**TASK TO CARRY OUT:** Every line that holds the string "React" is to be identified and copied.

**GIVEN MATERIAL:**
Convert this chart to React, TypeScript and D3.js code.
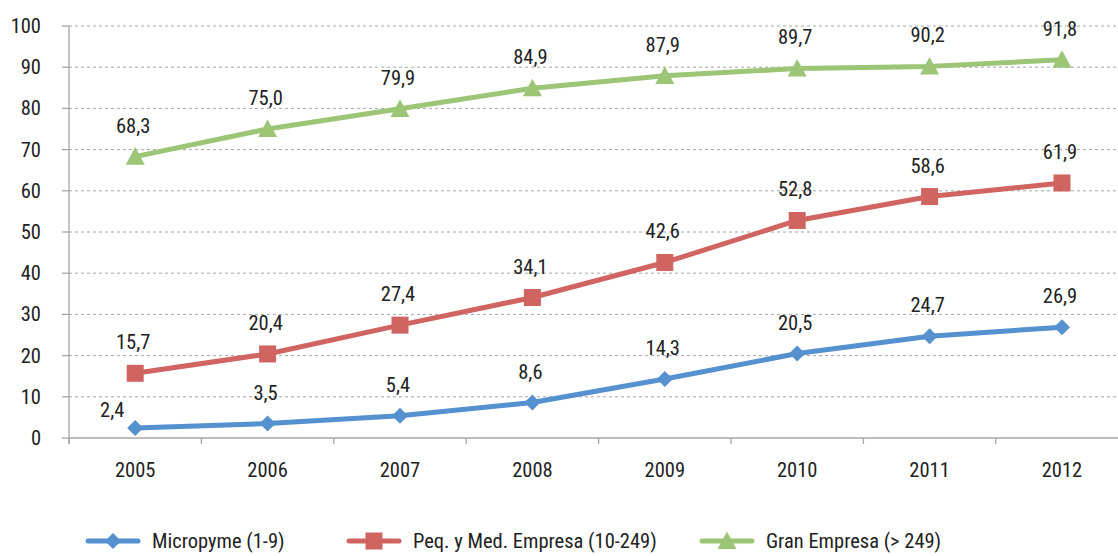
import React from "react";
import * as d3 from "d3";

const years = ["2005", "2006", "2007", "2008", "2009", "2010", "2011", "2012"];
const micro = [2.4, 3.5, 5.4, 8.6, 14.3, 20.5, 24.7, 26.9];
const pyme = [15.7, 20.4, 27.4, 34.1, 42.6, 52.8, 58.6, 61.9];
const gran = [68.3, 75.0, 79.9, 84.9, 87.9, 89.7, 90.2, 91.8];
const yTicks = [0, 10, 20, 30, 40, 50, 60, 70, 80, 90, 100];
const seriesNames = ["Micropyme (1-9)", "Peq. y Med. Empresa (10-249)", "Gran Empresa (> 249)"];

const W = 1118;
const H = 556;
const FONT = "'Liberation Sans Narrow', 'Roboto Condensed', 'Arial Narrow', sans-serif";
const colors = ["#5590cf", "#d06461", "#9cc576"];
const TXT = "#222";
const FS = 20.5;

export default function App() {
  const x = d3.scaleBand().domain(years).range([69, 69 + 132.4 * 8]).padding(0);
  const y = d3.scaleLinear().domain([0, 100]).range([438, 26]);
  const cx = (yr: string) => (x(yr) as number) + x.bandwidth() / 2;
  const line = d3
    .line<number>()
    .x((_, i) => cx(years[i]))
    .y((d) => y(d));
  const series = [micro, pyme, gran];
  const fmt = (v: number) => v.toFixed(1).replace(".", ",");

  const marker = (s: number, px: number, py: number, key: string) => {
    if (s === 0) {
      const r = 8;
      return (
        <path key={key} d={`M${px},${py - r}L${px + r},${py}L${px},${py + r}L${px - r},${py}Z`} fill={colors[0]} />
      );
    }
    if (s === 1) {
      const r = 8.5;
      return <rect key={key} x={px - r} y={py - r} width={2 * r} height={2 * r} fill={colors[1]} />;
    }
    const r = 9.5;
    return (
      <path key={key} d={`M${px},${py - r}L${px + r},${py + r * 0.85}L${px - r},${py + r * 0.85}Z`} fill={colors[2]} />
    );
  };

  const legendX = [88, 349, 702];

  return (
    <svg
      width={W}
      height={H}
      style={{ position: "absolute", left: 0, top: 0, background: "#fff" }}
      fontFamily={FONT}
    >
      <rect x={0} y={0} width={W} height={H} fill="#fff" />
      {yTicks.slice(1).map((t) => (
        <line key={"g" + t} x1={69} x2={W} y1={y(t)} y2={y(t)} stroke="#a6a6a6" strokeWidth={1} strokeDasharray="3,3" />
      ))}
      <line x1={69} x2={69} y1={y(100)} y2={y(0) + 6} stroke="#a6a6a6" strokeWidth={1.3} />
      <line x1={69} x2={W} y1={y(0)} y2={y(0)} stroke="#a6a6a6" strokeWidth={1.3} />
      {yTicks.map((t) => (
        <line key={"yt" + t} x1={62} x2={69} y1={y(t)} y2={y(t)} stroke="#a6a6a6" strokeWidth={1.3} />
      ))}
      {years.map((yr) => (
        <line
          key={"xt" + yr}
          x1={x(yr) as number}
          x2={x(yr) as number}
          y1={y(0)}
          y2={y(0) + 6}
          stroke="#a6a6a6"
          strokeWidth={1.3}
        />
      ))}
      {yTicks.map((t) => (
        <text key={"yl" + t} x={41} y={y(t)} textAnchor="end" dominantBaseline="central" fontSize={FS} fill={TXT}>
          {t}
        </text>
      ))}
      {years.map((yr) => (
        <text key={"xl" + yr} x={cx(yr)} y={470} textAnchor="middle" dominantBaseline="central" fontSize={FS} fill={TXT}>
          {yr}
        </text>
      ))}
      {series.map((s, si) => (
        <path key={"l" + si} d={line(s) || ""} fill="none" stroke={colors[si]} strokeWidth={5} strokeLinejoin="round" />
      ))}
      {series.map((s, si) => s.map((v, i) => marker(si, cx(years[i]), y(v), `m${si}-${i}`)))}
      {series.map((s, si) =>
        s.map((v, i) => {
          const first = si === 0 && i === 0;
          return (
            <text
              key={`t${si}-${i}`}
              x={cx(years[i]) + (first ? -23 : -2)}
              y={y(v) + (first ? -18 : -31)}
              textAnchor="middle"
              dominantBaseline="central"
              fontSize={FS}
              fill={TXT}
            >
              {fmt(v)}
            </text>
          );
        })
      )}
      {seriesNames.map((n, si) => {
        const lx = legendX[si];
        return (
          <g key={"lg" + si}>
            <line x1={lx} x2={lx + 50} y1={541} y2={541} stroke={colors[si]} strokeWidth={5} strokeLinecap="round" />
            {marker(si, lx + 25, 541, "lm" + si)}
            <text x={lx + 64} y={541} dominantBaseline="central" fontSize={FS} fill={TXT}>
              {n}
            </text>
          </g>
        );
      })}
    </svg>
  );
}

**EXERCISE RESPONSE:**
Convert this chart to React, TypeScript and D3.js code.
import React from "react";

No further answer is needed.